Exercise details
For the entries below, copy exactly the line that contains "Write a web" through the line that contains "var colors = ['#4F81BD', '#C0504D'];", both ends included, and exclude all pictures.
==================================================
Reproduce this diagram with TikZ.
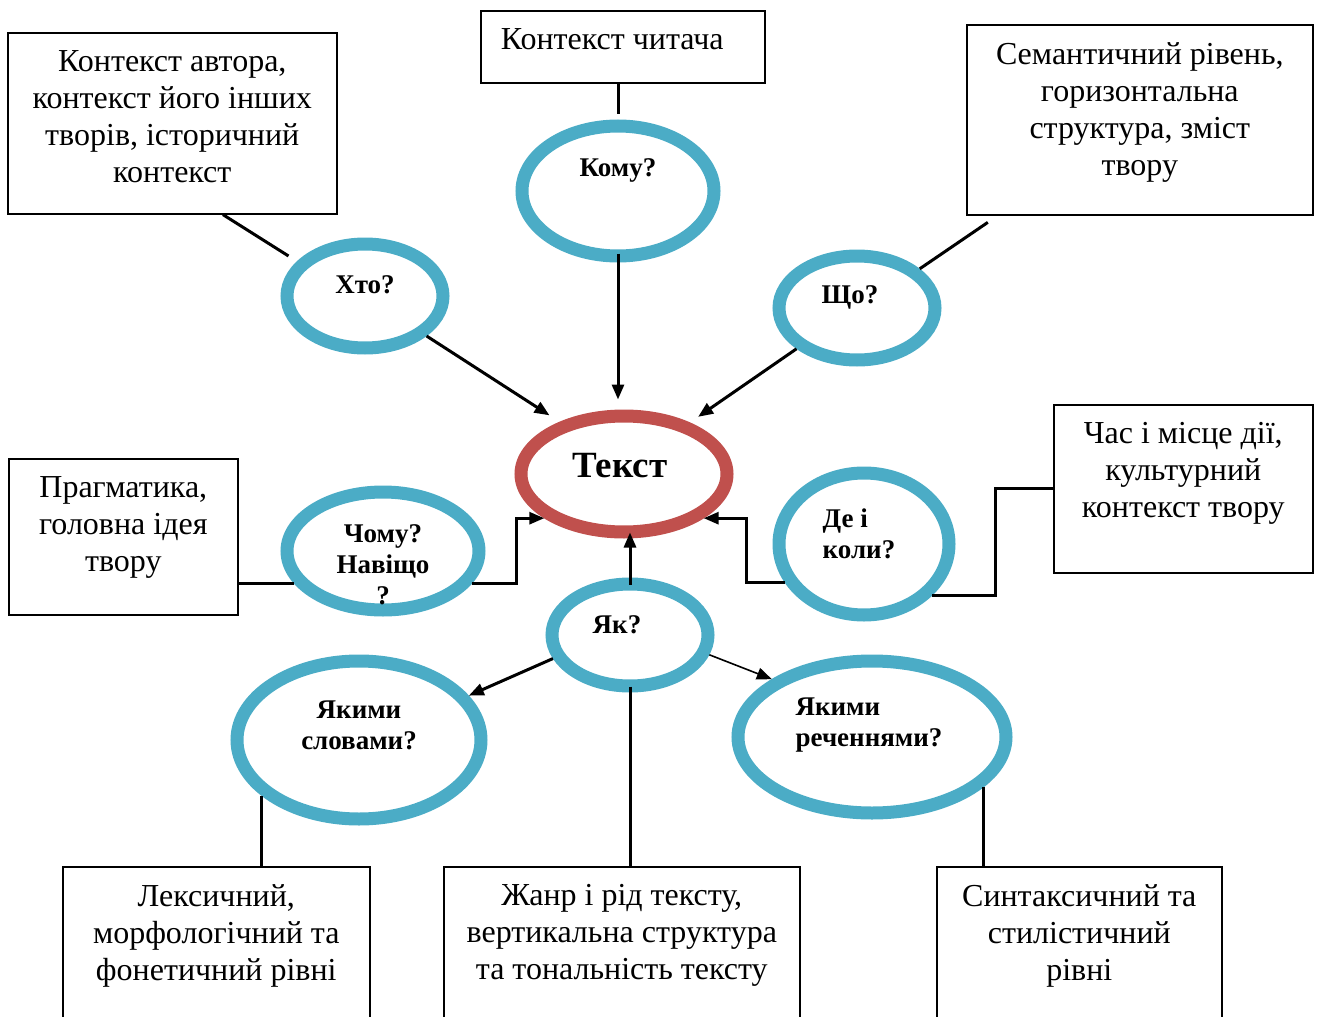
\documentclass[tikz,border=0pt]{standalone}
\usepackage{fontspec}
\setmainfont{Liberation Serif}
\usepackage{tikz}
\usetikzlibrary{arrows.meta,shapes.geometric}
\definecolor{ring_blue}{RGB}{75,172,198}
\definecolor{ring_red}{RGB}{192,80,77}
\newcommand{\boxtxt}[4][\centering]{\parbox[c][#2][t]{#3}{#1#4}}

\begin{document}
\begin{tikzpicture}[x=0.5pt,y=-0.5pt,>={Triangle[length=7.5pt,width=6pt]}]
    \tikzstyle{qring}=[draw=ring_blue, line width=6.5pt, ellipse, inner sep=0pt]
    \tikzstyle{corering}=[qring, draw=ring_red]
    \tikzstyle{qtext}=[font=\bfseries\fontsize{13.5}{15.5}\selectfont, align=center]
    \tikzstyle{ctxbox}=[draw, line width=0.8pt, anchor=north west, inner xsep=0pt, inner ysep=9pt, font=\fontsize{16}{18.5}\selectfont]
    \tikzstyle{link}=[line width=1.5pt]

    \useasboundingbox (0,0) rectangle (1319,1017);
    \clip (0,0) rectangle (1319,1017);

    % context boxes
    \node[ctxbox] (author)    at (7,32)    {\boxtxt{72.5pt}{164.5pt}{Контекст автора,\\ контекст його інших\\ творів, історичний\\ контекст}};
    \node[ctxbox] (reader)    at (480,10)  {\boxtxt[\raggedright\hspace*{10pt}]{18pt}{142pt}{Контекст читача}};
    \node[ctxbox] (semantic)  at (966,24)  {\boxtxt{77pt}{173pt}{Семантичний рівень,\\ горизонтальна\\ структура, зміст\\ твору}};
    \node[ctxbox] (setting)   at (1053,404) {\boxtxt{66pt}{129.5pt}{Час і місце дії,\\ культурний\\ контекст твору}};
    \node[ctxbox] (pragmatic) at (8,458)   {\boxtxt{60pt}{114.5pt}{Прагматика,\\ головна ідея\\ твору}};
    \node[ctxbox] (lexical)   at (62,866)  {\boxtxt{100pt}{153.5pt}{Лексичний,\\ морфологічний та\\ фонетичний рівні}};
    \node[ctxbox] (genre)     at (443,866) {\boxtxt{100pt}{178pt}{Жанр і рід тексту,\\ вертикальна структура\\ та тональність тексту}};
    \node[ctxbox] (syntax)    at (936,866) {\boxtxt{100pt}{142.5pt}{Синтаксичний та\\ стилістичний\\ рівні}};

    % questions
    \node[qring, minimum width=96pt, minimum height=65pt, label={[qtext, yshift=10.5pt]center:Кому?}] (whom) at (618,191) {};
    \node[qring, minimum width=78pt, minimum height=52pt, label={[qtext, yshift=5.5pt]center:Хто?}] (who) at (365,296) {};
    \node[qring, minimum width=78pt, minimum height=52pt, label={[qtext, xshift=-3.5pt, yshift=5.5pt]center:Що?}] (what) at (857,308) {};
    \node[corering, minimum width=103pt, minimum height=58pt, label={[qtext, font=\bfseries\fontsize{18.5}{21}\selectfont, xshift=-2pt, yshift=4pt]center:Текст}] (core) at (624,474) {};
    \node[qring, minimum width=96pt, minimum height=59pt, label={[qtext, yshift=-7pt]center:{Чому?\\ Навіщо\\ ?}}] (why) at (383,551) {};
    \node[qring, minimum width=85pt, minimum height=71pt, label={[qtext, align=left, xshift=-2.5pt, yshift=5pt]center:{Де і\\ коли?}}] (wherewhen) at (864,544) {};
    \node[qring, minimum width=78pt, minimum height=51pt, label={[qtext, xshift=-6.5pt, yshift=5pt]center:Як?}] (how) at (630,635) {};
    \node[qring, minimum width=122pt, minimum height=79pt, label={[qtext, yshift=7.5pt]center:{Якими\\ словами?}}] (words) at (359,740) {};
    \node[qring, minimum width=134pt, minimum height=76pt, label={[qtext, align=left, xshift=-1.5pt, yshift=6pt]center:{Якими\\ реченнями?}}] (sentences) at (872,737) {};

    % connectors
    \draw[link, shorten >=5pt] (author.-61) -- (who.153);
    \draw[link, shorten >=3pt] (whom.north |- reader.south) -- (whom.north);
    \draw[link, ->, shorten <=-4.5pt, shorten >=5pt] (whom.south) -- (whom.south |- core.north);
    \draw[link, ->, shorten >=6pt] (who.-33) -- (core.141);
    \draw[link, shorten <=6pt] (semantic.214) -- (what.32);
    \draw[link, ->, shorten >=5pt] (what.214) -- (core.38);
    \draw[link] (why.200) -- (why.200 -| pragmatic.east);
    \draw[link, ->] (why.-20) -- ++(22pt,0pt) |- (core.209);
    \draw[link, ->] (wherewhen.206) -- ++(-19pt,0pt) |- (core.-29);
    \draw[link] (setting.west) -- ++(-29pt,0pt) |- (wherewhen.-37);
    \draw[link, ->, shorten <=-3.5pt, shorten >=-3pt] (how.north) -- (how.north |- core.south);
    \draw[link, ->] (how.197) -- (words.22);
    \draw[line width=0.8pt, ->] (how.-14) -- (sentences.150);
    \draw[link, shorten <=-3pt] (how.south) -- (how.south |- genre.north);
    \draw[link] (words.210) -- (words.210 |- lexical.north);
    \draw[link] (sentences.-24) -- (sentences.-24 |- syntax.north);
\end{tikzpicture}
\end{document}
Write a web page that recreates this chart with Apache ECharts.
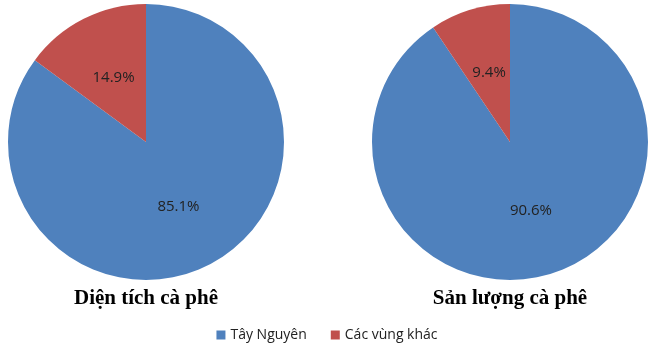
<!DOCTYPE html>
<html><head><meta charset="utf-8">
<script src="https://cdn.jsdelivr.net/npm/echarts@6/dist/echarts.min.js"></script>
<style>html,body{margin:0;padding:0;background:#fff}#c{width:654px;height:359px}</style>
</head><body><div id="c"></div>
<script>
var categories = ['Tây Nguyên', 'Các vùng khác'];
var areaValues = [85.1, 14.9];
var outputValues = [90.6, 9.4];
var titles = ['Diện tích cà phê', 'Sản lượng cà phê'];
var colors = ['#4F81BD', '#C0504D'];

function mk(vals, cx) {
  return {
    type: 'pie', center: [cx, 142], radius: [0, 138], startAngle: 90, clockwise: true,
    silent: true, animation: false,
    data: categories.map(function (n, i) { return { name: n, value: vals[i] }; }),
    label: { show: true, position: 'inside', formatter: function (p) { return p.value.toFixed(1) + '%'; },
      color: '#222', fontSize: 15, fontFamily: 'Open Sans' },
    labelLine: { show: false },
    itemStyle: { borderWidth: 0 }
  };
}
var chart = echarts.init(document.getElementById('c'));
chart.setOption({
  color: colors,
  animation: false,
  title: [
    { text: titles[0], left: 141, top: 283, textAlign: 'center',
      textStyle: { fontFamily: 'Liberation Serif', fontWeight: 'bold', fontSize: 21, color: '#000' } },
    { text: titles[1], left: 505, top: 283, textAlign: 'center',
      textStyle: { fontFamily: 'Liberation Serif', fontWeight: 'bold', fontSize: 21, color: '#000' } }
  ],
  legend: {
    data: categories, bottom: 12, left: 'center', icon: 'rect', itemWidth: 9, itemHeight: 9, itemGap: 24,
    textStyle: { fontFamily: 'Open Sans', fontSize: 14, color: '#222' }
  },
  series: [mk(areaValues, 146), mk(outputValues, 510)]
});
</script></body></html>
==================================================
Answer to this task
Write a web page that recreates this chart with Apache ECharts.
<!DOCTYPE html>
<html><head><meta charset="utf-8">
<script src="https://cdn.jsdelivr.net/npm/echarts@6/dist/echarts.min.js"></script>
<style>html,body{margin:0;padding:0;background:#fff}#c{width:654px;height:359px}</style>
</head><body><div id="c"></div>
<script>
var categories = ['Tây Nguyên', 'Các vùng khác'];
var areaValues = [85.1, 14.9];
var outputValues = [90.6, 9.4];
var titles = ['Diện tích cà phê', 'Sản lượng cà phê'];
var colors = ['#4F81BD', '#C0504D'];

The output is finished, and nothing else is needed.